En outre, la représentante a jugé préoccupant que les budgets proposés par le Secrétaire général pour les missions politiques spéciales figurent au Chapitre 3 (Affaires politiques) du budget ordinaire, alors que dans le paragraphe 59 de son vingt-cinquième rapport sur le projet de budget-programme pour l’exercice biennal 2018-2019 (A/72/7/Add.24), le Comité consultatif pour les questions administratives et budgétaires (CCQAB) avait recommandé au Secrétaire général « de maintenir la structure actuelle des titres et chapitres du budget ».

S’agissant de la proposition de M. António Guterres pour le budget du « Groupe thématique I, la représentante a renouvelé son appui aux activités du Bureau du Conseiller spécial du Secrétaire général pour la prévention du génocide.  Toutefois, elle s’est opposée à l’inclusion, dans les estimations budgétaires du Bureau, d’activités et dépenses relatives à « la responsabilité de protéger ».  Rien ne justifie, a-t-elle dit, la création d’un poste de conseiller spécial sur la responsabilité de protéger et encore moins que ses travaux soient financés à partir du budget ordinaire.  Il n’existe aucune résolution de l’Assemblée générale qui porte création d’un tel poste, a-t-elle martelé, rejetant la décision de M. Guterres de procéder à la création de ce poste de conseiller spécial.

Aux yeux de la représentante, il n’existe en effet « aucune base juridique » pour justifier des activités et prévisions de dépenses relatives à « la responsabilité de protéger ».  Ainsi a-t-elle rappelé que, dans sa résolution 63/308 (2009), l’Assemblée a uniquement décidé « de continuer d’examiner la question de la responsabilité de protéger ».  À ses yeux, il n’y a pas non plus eu d’examens ou de débat intergouvernementaux concernant la définition de ce concept.

La représentante a regretté que le nouveau projet de budget ne permette pas d’identifier « de manière claire et transparente » l’étendue des ressources allouées aux activités et prévisions de dépenses du Conseiller spécial pour la responsabilité de protéger, « lesquelles sont mélangées avec celles du Conseiller spécial du Secrétaire général pour la prévention du génocide ».  Selon elle, des « informations aussi ambiguës » empêchent les États Membres de procéder à l’examen du budget et de déterminer avec précision si la mission du Conseiller spécial du Secrétaire général pour la prévention du génocide est conforme au mandat qui lui a été conféré, « ou si, au contraire, il entreprend des activités dont les objectifs n’ont pas été approuvés par les États Membres ».  Pour la représentante, le concept de « responsabilité de protéger » continue d’inquiéter les petits États et les pays en développement, dans la mesure où il n’existe pas de consensus sur ses implications.  À plus forte raison, a-t-elle ajouté, ce concept a déjà été « instrumentalisé à des fins politiques » pour justifier des violations de la souveraineté des États.

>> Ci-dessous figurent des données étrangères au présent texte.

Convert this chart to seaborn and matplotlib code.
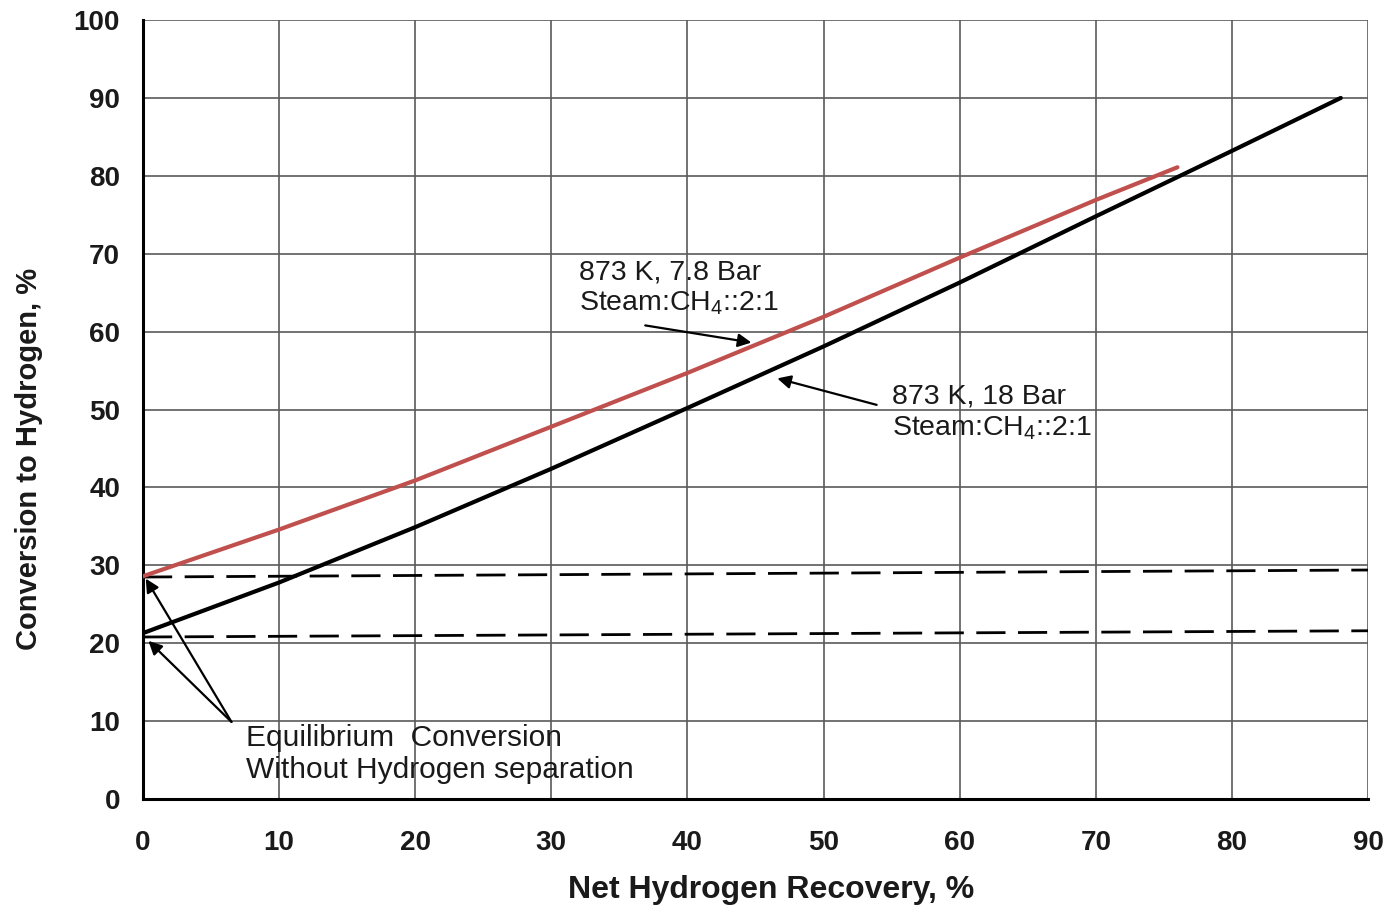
import matplotlib
matplotlib.use("Agg")
import matplotlib.pyplot as plt
import seaborn as sns
import pandas as pd

# ---- data ----
recovery_low_p = [0, 10, 20, 30, 40, 50, 60, 70, 76]
conversion_low_p = [28.6, 34.6, 40.9, 47.8, 54.7, 61.9, 69.5, 76.9, 81.1]

recovery_high_p = [0, 10, 20, 30, 40, 50, 60, 70, 80, 88]
conversion_high_p = [21.3, 27.8, 34.9, 42.4, 50.2, 58.1, 66.3, 74.8, 83.2, 90.0]

equil_x = [0, 90]
equil_low_p = [28.5, 29.4]
equil_high_p = [20.8, 21.6]

x_ticks = [0, 10, 20, 30, 40, 50, 60, 70, 80, 90]
y_ticks = [0, 10, 20, 30, 40, 50, 60, 70, 80, 90, 100]

label_low_p = "873 K, 7.8 Bar\nSteam:CH$\\mathregular{_4}$::2:1"
label_high_p = "873 K, 18 Bar\nSteam:CH$\\mathregular{_4}$::2:1"
label_equil = "Equilibrium  Conversion\nWithout Hydrogen separation"

sns.set_theme(style="white")
plt.rcParams["font.family"] = ["Liberation Sans", "DejaVu Sans"]
plt.rcParams["mathtext.fontset"] = "custom"
plt.rcParams["mathtext.rm"] = "Liberation Sans"

fig = plt.figure(figsize=(13.87, 9.11), dpi=100)
ax = fig.add_axes([0.1031, 0.1229, 0.8832, 0.8551])

red = "#C0504D"
df_low = pd.DataFrame({"x": recovery_low_p, "y": conversion_low_p})
df_high = pd.DataFrame({"x": recovery_high_p, "y": conversion_high_p})
sns.lineplot(data=df_low, x="x", y="y", ax=ax, color=red, lw=3.0, zorder=4)
sns.lineplot(data=df_high, x="x", y="y", ax=ax, color="black", lw=3.0, zorder=4)

df_eq1 = pd.DataFrame({"x": equil_x, "y": equil_low_p})
df_eq2 = pd.DataFrame({"x": equil_x, "y": equil_high_p})
for d in (df_eq1, df_eq2):
    sns.lineplot(data=d, x="x", y="y", ax=ax, color="black", lw=2.0,
                 linestyle=(0, (10.5, 4.5)), zorder=3)

ax.set_xlim(0, 90)
ax.set_ylim(0, 100)
ax.set_xticks(x_ticks)
ax.set_yticks(y_ticks)
ax.grid(True, color="#5a5a5a", lw=1.2)
ax.set_axisbelow(True)
for s in ("top", "right"):
    ax.spines[s].set_visible(False)
for s in ("left", "bottom"):
    ax.spines[s].set_color("black")
    ax.spines[s].set_linewidth(2.2)

ax.tick_params(axis="both", which="major", direction="out", length=6.5, width=1.5,
               color="black", labelcolor="#1a1a1a")
ax.tick_params(axis="y", pad=10, labelsize=20)
ax.tick_params(axis="x", pad=16, labelsize=20)
for lab in ax.get_xticklabels() + ax.get_yticklabels():
    lab.set_fontweight("bold")

ax.set_xlabel("Net Hydrogen Recovery, %", fontsize=23, fontweight="bold", color="#1a1a1a")
ax.set_ylabel("Conversion to Hydrogen, %", fontsize=21, fontweight="bold", color="#1a1a1a")
ax.xaxis.set_label_coords(0.513, -0.097)
ax.yaxis.set_label_coords(-0.082, 0.436)

tkw = dict(color="#1a1a1a", ha="left", va="center", linespacing=1.2)
ax.text(32.0, 65.6, label_low_p, fontsize=20.5, **tkw)
ax.text(55.0, 49.6, label_high_p, fontsize=20.5, **tkw)
ax.text(7.6, 5.8, label_equil, fontsize=21.5, **tkw)

akw = dict(arrowstyle="-|>", color="black", lw=1.6, mutation_scale=20,
           shrinkA=0, shrinkB=0)
ax.annotate("", xy=(44.7, 58.6), xytext=(36.9, 60.8), arrowprops=akw)
ax.annotate("", xy=(46.6, 54.0), xytext=(53.9, 50.6), arrowprops=akw)
ax.annotate("", xy=(0.2, 28.3), xytext=(6.5, 9.9), arrowprops=akw)
ax.annotate("", xy=(0.4, 20.3), xytext=(6.5, 9.9), arrowprops=akw)

fig.savefig("out.png", dpi=100)
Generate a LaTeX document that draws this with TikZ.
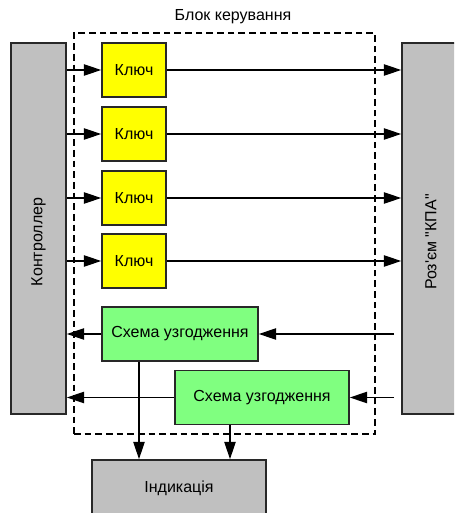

M. JESÚS VELÁZQUEZ CASTILLO (Mexique) a rappelé que la question de savoir si les missions politiques spéciales doivent être financées à partir du budget ordinaire ou du budget des opérations de maintien de la paix a déjà fait l’objet de nombreux débats au sein de la Commission.  Il a dit attendre du futur examen de la réforme de l’architecture de paix à l’ONU, qui aura lieu au courant de l’année 2020, une vision plus claire de la meilleure manière de financer les missions politiques spéciales et de leur futur lien avec le budget ordinaire.  D’ici là, le représentant a appelé à garantir un financement « prévisible et durable » de ces missions, dans le respect des principes de « responsabilité et de transparence » pour l’utilisation des ressources.

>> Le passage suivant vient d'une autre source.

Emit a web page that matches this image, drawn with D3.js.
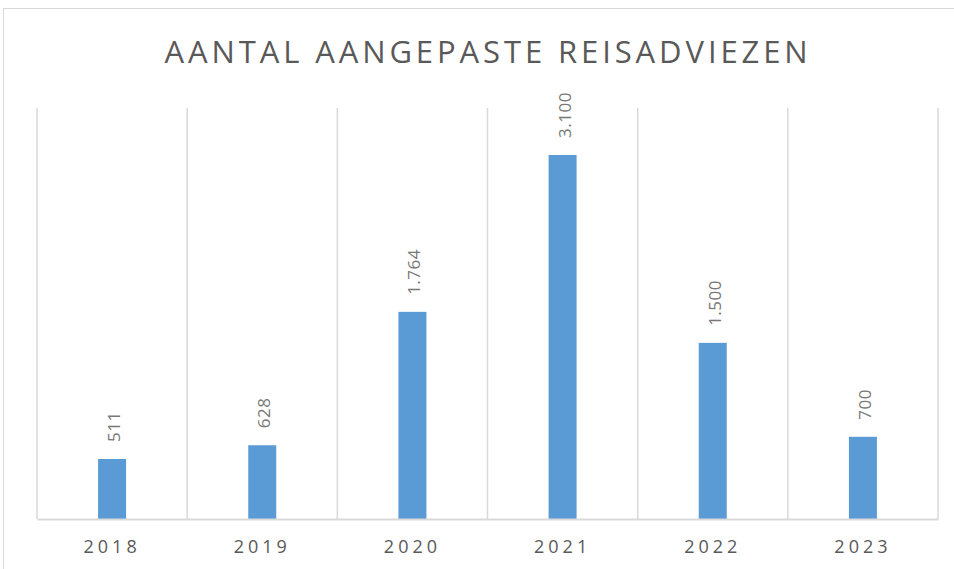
<!DOCTYPE html>
<html><head><meta charset="utf-8">
<script src="https://cdn.jsdelivr.net/npm/d3@7"></script>
<style>body{margin:0;background:#fff;} svg{display:block;}</style>
</head><body>
<script>
const categories = ["2018","2019","2020","2021","2022","2023"];
const values = [511, 628, 1764, 3100, 1500, 700];
const valueLabels = ["511","628","1.764","3.100","1.500","700"];
const title = "AANTAL AANGEPASTE REISADVIEZEN";

(function(){
const W = 954, H = 569;
const svg = d3.select("body").append("svg").attr("width", W).attr("height", H);
svg.append("rect").attr("width", W).attr("height", H).attr("fill", "#fff");
svg.append("rect").attr("x", 3.5).attr("y", 8.5).attr("width", 1000).attr("height", 700)
  .attr("fill", "none").attr("stroke", "#d9d9d9").attr("stroke-width", 1);

const pl = 37, pr = 938, pt = 108, pb = 519;
const x = d3.scaleBand().domain(categories).range([pl, pr]).paddingInner(0).paddingOuter(0);
const y = d3.scaleLinear().domain([0, 3500]).range([pb, pt]);
const barW = 28;

const bounds = categories.map(c => x(c)).concat([pr]);
svg.selectAll("line.grid").data(bounds).enter().append("line")
  .attr("x1", d => d).attr("x2", d => d).attr("y1", pt).attr("y2", pb)
  .attr("stroke", "#d9d9d9").attr("stroke-width", 1.5);

svg.selectAll("rect.bar").data(values).enter().append("rect")
  .attr("x", (d, i) => x(categories[i]) + x.bandwidth() / 2 - barW / 2)
  .attr("y", d => y(d)).attr("width", barW).attr("height", d => y(0) - y(d))
  .attr("fill", "#5b9bd5");

const xAxis = d3.axisBottom(x).tickSize(0).tickPadding(0);
const gx = svg.append("g").attr("transform", `translate(0,${pb})`).call(xAxis);
gx.select(".domain").attr("stroke", "#d9d9d9").attr("stroke-width", 2);
gx.selectAll("text").attr("font-family", "'Open Sans', sans-serif").attr("font-size", 18)
  .attr("fill", "#595959").attr("letter-spacing", "4px").attr("y", 34).attr("dy", 0);

svg.selectAll("text.lbl").data(values).enter().append("text")
  .attr("transform", (d, i) => `translate(${x(categories[i]) + x.bandwidth() / 2 + 8},${y(d) - 17}) rotate(-90)`)
  .attr("font-family", "'Open Sans', sans-serif").attr("font-size", 17)
  .attr("fill", "#787878").attr("letter-spacing", "0.5px")
  .text((d, i) => valueLabels[i]);

svg.append("text").attr("x", 488).attr("y", 63).attr("text-anchor", "middle")
  .attr("font-family", "'Open Sans', sans-serif").attr("font-weight", 400).attr("font-size", 31)
  .attr("fill", "#595959").attr("letter-spacing", "3.9px").text(title);
})();
</script>
</body></html>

M. MOHAMAD A. SHABOOT (Iraq) a dit que pour que l’Équipe d’enquêteurs chargée de recueillir des preuves des crimes commis par Daech en Iraq puisse être à même de s’acquitter de son mandat et pouvoir se déplacer librement sur le terrain, elle doit être dotée des ressources financières et humaines nécessaires.  Les ressources proposées pour l’exercice 2020 pourraient ne pas suffire, a-t-il prévenu.